Alfred Hitchcock has entered the chat in DO REVENGE
Directed by Jennifer Kaytin Robinson
Written by Celeste Ballard and Jennifer Kaytin Robinson
Starring Camila Mendes, Maya Hawke, Austin Abrams, Alisha Boe, and Sophie Turner
Runtime: 1 hour and 58 minutes
Streaming on Netflix starting September 16th
by Emily Maesar, Staff Writer
There’s a very vast and beautiful history of classic texts, like the plays of William Shakespeare and the novels of Jane Austen, being adapted into modern teen films. It’s a well-worn part of teen media (one that I talked about on occasion last year in my monthly column You Can’t Sit With Us: The Cinematic Lives of American Teens). But Do Revenge does something slightly different by bringing in a much more timely classic (by certain standards, anyway) as the text from which it’s pulling.
Which is to say: are we finally at the point where we consider films to be classics that we can adapt into teen flicks? Because I’m very intrigued by this revelation, if so. I don’t think Alfred Hitchcock would be too delighted… but who cares?
Now, if you were wondering, the Hitchcock film that Ballard and Robinson seem to be pulling from is the classic Strangers on a Train, which was released over 70 years ago. While there’s no murder plot set up, the basic idea of “if you do my thing and I do your thing, no one will ever guess” works pretty well for a teen revenge thriller. It even gets in some pretty fun twists and turns that are great in a popcorn on the couch kinda way (which is useful, since this is a Netflix original).
In Do Revenge we meet Drea (Camila Mendes). She’s a scholarship student at a very fancy prep school in Miami and she dreams about getting into Yale and then going to Harvard Law. As her junior year comes to a close her then boyfriend, Max (Austin Abrams), leaks a topless video of her—ruining her reputation, relationships, and potentially her future.
Over the summer she works as a tennis instructor at a rich-kid tennis camp where she meets Eleanor (Maya Hawke). They realize that Eleanor is transferring to Drea’s high school for senior year and they get to talking. When Drea confides in Eleanor what happened between her and Max, Eleanor tells her that when she was young, and coming out, a girl she had a crush on told everybody that Eleanor held her down and tried to kiss her, making her out to be a gay predator.
Wanting—no, needing—revenge on Max and Carissa (Ava Capri), Drea and Eleanor hatch a Strangers on a Train type plan to do each other’s revenge. But with a bit less murder, you know? And to say anything else would be to spoil some pretty fun revelations and turns befitting a Hitchcock retelling. Now, there are moments that are cringy, in the “Millennials writing Gen Z” kind of way, but the film never quite falls into the pit of cringe we so often see these days. Although, I suppose, your result may vary on that. As with most things.
Other than the Hitchcock of it all, though, Do Revenge pays great homage to the teen films of Millennials. And I do think that part of how Ballard and Robinson stop the film from being so cringe is because they don’t have the characters reference those films. No, the plotting, costumes, production design, and music are the ways in which they provoke the warm and fuzzy feelings of teen films past.

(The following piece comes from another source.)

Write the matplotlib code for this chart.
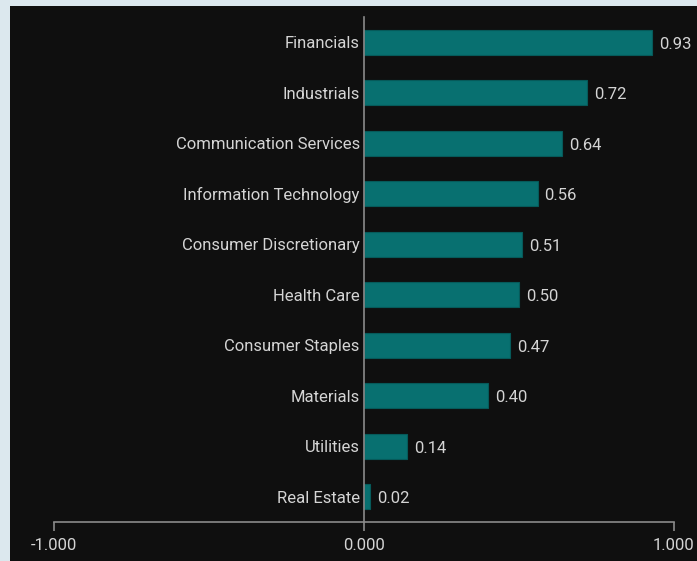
import matplotlib
matplotlib.use("Agg")
import matplotlib.pyplot as plt
from matplotlib.patches import Rectangle

# sector values, bottom to top
sectors = [
    "Real Estate",
    "Utilities",
    "Materials",
    "Consumer Staples",
    "Health Care",
    "Consumer Discretionary",
    "Information Technology",
    "Communication Services",
    "Industrials",
    "Financials",
]
values = [0.02, 0.14, 0.40, 0.47, 0.50, 0.51, 0.56, 0.64, 0.72, 0.93]
x_ticks = [-1.0, 0.0, 1.0]

BG = "#0f0f0f"
BORDER = "#dce8ee"
TEXT = "#d4d4d4"
AXIS = "#8a8a8a"
BAR = "#087070"

plt.rcParams["font.family"] = ["Roboto", "DejaVu Sans"]

fig = plt.figure(figsize=(6.97, 5.61), dpi=100, facecolor=BORDER)
# dark panel inside the light frame
fig.patches.append(
    Rectangle((10 / 697, 0), 1, 1 - 6 / 561, transform=fig.transFigure,
              facecolor=BG, edgecolor="none", zorder=-10)
)

ax = fig.add_axes([54 / 697, 1 - 522 / 561, (674 - 54) / 697, (522 - 17) / 561])
ax.set_facecolor("none")

ypos = list(range(len(sectors)))
ax.barh(ypos, values, height=0.49, color=BAR, edgecolor="#065a5a", linewidth=0.8)
for y, v in zip(ypos, values):
    ax.annotate(f"{v:.2f}", (v, y), xytext=(5, -1.5), textcoords="offset points",
                va="center", ha="left", color=TEXT, fontsize=12)

ax.set_xlim(-1, 1)
ax.set_ylim(-0.5, 9.5)
ax.set_yticks(ypos)
ax.set_yticklabels(sectors)
ax.set_xticks(x_ticks)
ax.set_xticklabels([f"{t:.3f}" for t in x_ticks])

ax.spines["top"].set_visible(False)
ax.spines["right"].set_visible(False)
ax.spines["left"].set_position(("data", 0))
ax.spines["left"].set_color(AXIS)
ax.spines["bottom"].set_color(AXIS)
ax.spines["left"].set_linewidth(1.2)
ax.spines["bottom"].set_linewidth(1.2)

ax.tick_params(axis="y", length=0, pad=3, labelsize=12, labelcolor=TEXT)
ax.tick_params(axis="x", length=6.5, width=1.2, color=AXIS, pad=5,
               labelsize=12, labelcolor=TEXT)

fig.savefig("out.png", dpi=100, facecolor=BORDER)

From Clueless, Mean Girls, 10 Things I Hate About You, and even a bit of John Tucker Must Die, the characters and their world feel like the best parts of teen media from the last two and a half decades. And because it’s Robinson (and Este Haim is part of the team who did the music) there’s some lovely Taylor Swift references to boot.
Also, there’s certainly something to be said about the fact that the main plot inspiration that Do Revenge is pulling from was originally the product of one of our great literary lesbians: Patricia Highsmith. Maya Hawke is very quickly becoming a sapphic icon between this, Robin in Stranger Things, and her playing the Jo March in a 2017 BBC adaptation of Little Women. And, like Booksmart before it, Do Revenge exists in a Gen Z world where everybody’s either queer or deeply supportive. However, something I actually find refreshing about Do Revenge is that it does, at least ostensibly, want to look at the ways that young children weaponise queer “otherness” against their peers. Even if those kids grow up to be better than they were in their youth. Which is a conversation I’d actually love to have, especially given how much the social landscape has changed since I was a kid.
The film does suffer slightly from being a bit too long for the story it’s telling and from the final resolution between the leads being entirely too quick for the sake of the plot. However, the film really allows Camila Mendes to shine outside of Riverdale, something I’ve been desperate for since that show premiered. There are some really great performances from Sophie Turner and Sarah Michelle Gellar that absolutely delight me, too.
I wasn’t a huge fan of Someone Great, Robinson’s last Netflix flick, but her short-lived MTV series Sweet/Vicious will always own my heart—and Do Revenge is a return to the form I admired most from her. It’s a flashy, smart, and deeply fun ride from top to bottom.